REQUIRED TASK
Copy exactly the lines that run from the top of the listing to the line containing "-- (axis cs:6280,80);", both ends included, and omit the pictures.

═══

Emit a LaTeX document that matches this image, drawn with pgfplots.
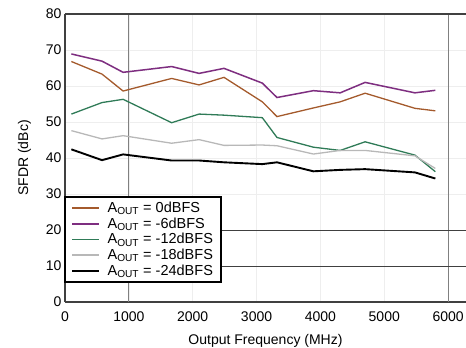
\documentclass[border=0pt]{standalone}
\usepackage{pgfplots}
\pgfplotsset{compat=1.18}
\usetikzlibrary{calc}
\usepackage{fontspec}
\setmainfont{Liberation Sans}
\definecolor{corange}{HTML}{A45A2C}
\definecolor{cpurple}{HTML}{7E2E80}
\definecolor{cgreen}{HTML}{2F7B57}
\definecolor{cgray}{HTML}{B8B8B8}
\definecolor{lgrid}{HTML}{EEEEEE}
\begin{document}
\begin{tikzpicture}
\begin{axis}[
  name=ax,
  scale only axis,
  width=401pt, height=288pt,
  xmin=0, xmax=6280, ymin=0, ymax=80,
  xtick={0,1000,...,6000}, ytick={0,10,...,80},
  /pgf/number format/assume math mode=true,
  /pgf/number format/1000 sep={},
  scaled x ticks=false,
  tick label style={font=\fontsize{14}{16}\selectfont},
  xticklabel style={yshift=-6pt},
  label style={font=\fontsize{14}{16}\selectfont},
  xlabel={Output Frequency (MHz)},
  ylabel={SFDR (dBc)},
  xlabel style={yshift=-6pt},
  ylabel style={yshift=8pt},
  major tick length=0pt,
  axis x line*=bottom, axis y line*=left,
  axis line style={-, black!75, line width=1.4pt},
  grid=major,
  major grid style={lgrid, line width=0.6pt},
  legend style={name=leg, at={(axis cs:0,29.2)}, anchor=north west, draw=none,
    font=\fontsize{14.5}{17}\selectfont, fill=white, inner xsep=6pt, inner ysep=3pt,
    row sep=-0.35pt, column sep=5pt, legend cell align=left},
  legend image code/.code={\draw[#1] (0pt,0pt) -- (27pt,0pt);},
]
% emphasized grid lines
\draw[black!50, line width=0.9pt] (axis cs:1000,0) -- (axis cs:1000,80);
\draw[black!50, line width=0.9pt] (axis cs:6000,0) -- (axis cs:6000,80);
\draw[black!75, line width=0.9pt] (axis cs:0,10) -- (axis cs:6280,10);
\draw[black!75, line width=0.9pt] (axis cs:0,20) -- (axis cs:6280,20);
\draw[black!75, line width=1.4pt] (axis cs:0,80) -- (axis cs:6280,80);

\addplot[color=corange, line width=1.3pt, legend image post style={line width=1.7pt}] coordinates {
(100,66.8) (580,63.3) (910,58.6) (1670,62.1) (2100,60.3) (2490,62.4) (3090,55.6) (3320,51.5) (3890,53.9) (4310,55.6) (4700,58.0) (5480,53.8) (5800,53.1)};
\addlegendentry{A\textsubscript{OUT} = 0dBFS}
\addplot[color=cpurple, line width=1.5pt, legend image post style={line width=1.7pt}] coordinates {
(100,68.9) (580,66.9) (910,63.8) (1670,65.4) (2100,63.5) (2490,64.9) (3090,60.8) (3320,56.8) (3890,58.7) (4310,58.1) (4700,61.0) (5480,58.1) (5800,58.8)};
\addlegendentry{A\textsubscript{OUT} = -6dBFS}
\addplot[color=cgreen, line width=1.3pt, legend image post style={line width=1.7pt}] coordinates {
(100,52.2) (580,55.4) (910,56.3) (1670,49.8) (2100,52.2) (2490,51.9) (3090,51.2) (3320,45.7) (3890,43.0) (4310,42.1) (4700,44.5) (5480,40.8) (5800,36.2)};
\addlegendentry{A\textsubscript{OUT} = -12dBFS}
\addplot[color=cgray, line width=1.3pt, legend image post style={line width=1.7pt}] coordinates {
(100,47.6) (580,45.3) (910,46.2) (1670,44.1) (2100,45.1) (2490,43.5) (3090,43.6) (3320,43.4) (3890,41.1) (4310,42.1) (4700,42.1) (5480,40.6) (5800,37.1)};
\addlegendentry{A\textsubscript{OUT} = -18dBFS}
\addplot[color=black, line width=1.9pt, legend image post style={line width=2.4pt}] coordinates {
(100,42.4) (580,39.4) (910,41.0) (1670,39.3) (2100,39.3) (2490,38.8) (3090,38.3) (3320,38.8) (3890,36.3) (4310,36.7) (4700,36.9) (5480,36.0) (5800,34.3)};
\addlegendentry{A\textsubscript{OUT} = -24dBFS}
\end{axis}
\draw[black, line width=1.6pt] (leg.north west) rectangle (leg.south east);
\pgfresetboundingbox
\path[use as bounding box] ($(ax.south west)+(-65pt,-46pt)$) rectangle ($(ax.north east)+(0pt,14pt)$);
\end{tikzpicture}
\end{document}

═══

WRITTEN ANSWER
Emit a LaTeX document that matches this image, drawn with pgfplots.
\documentclass[border=0pt]{standalone}
\usepackage{pgfplots}
\pgfplotsset{compat=1.18}
\usetikzlibrary{calc}
\usepackage{fontspec}
\setmainfont{Liberation Sans}
\definecolor{corange}{HTML}{A45A2C}
\definecolor{cpurple}{HTML}{7E2E80}
\definecolor{cgreen}{HTML}{2F7B57}
\definecolor{cgray}{HTML}{B8B8B8}
\definecolor{lgrid}{HTML}{EEEEEE}
\begin{document}
\begin{tikzpicture}
\begin{axis}[
  name=ax,
  scale only axis,
  width=401pt, height=288pt,
  xmin=0, xmax=6280, ymin=0, ymax=80,
  xtick={0,1000,...,6000}, ytick={0,10,...,80},
  /pgf/number format/assume math mode=true,
  /pgf/number format/1000 sep={},
  scaled x ticks=false,
  tick label style={font=\fontsize{14}{16}\selectfont},
  xticklabel style={yshift=-6pt},
  label style={font=\fontsize{14}{16}\selectfont},
  xlabel={Output Frequency (MHz)},
  ylabel={SFDR (dBc)},
  xlabel style={yshift=-6pt},
  ylabel style={yshift=8pt},
  major tick length=0pt,
  axis x line*=bottom, axis y line*=left,
  axis line style={-, black!75, line width=1.4pt},
  grid=major,
  major grid style={lgrid, line width=0.6pt},
  legend style={name=leg, at={(axis cs:0,29.2)}, anchor=north west, draw=none,
    font=\fontsize{14.5}{17}\selectfont, fill=white, inner xsep=6pt, inner ysep=3pt,
    row sep=-0.35pt, column sep=5pt, legend cell align=left},
  legend image code/.code={\draw[#1] (0pt,0pt) -- (27pt,0pt);},
]
% emphasized grid lines
\draw[black!50, line width=0.9pt] (axis cs:1000,0) -- (axis cs:1000,80);
\draw[black!50, line width=0.9pt] (axis cs:6000,0) -- (axis cs:6000,80);
\draw[black!75, line width=0.9pt] (axis cs:0,10) -- (axis cs:6280,10);
\draw[black!75, line width=0.9pt] (axis cs:0,20) -- (axis cs:6280,20);
\draw[black!75, line width=1.4pt] (axis cs:0,80) -- (axis cs:6280,80);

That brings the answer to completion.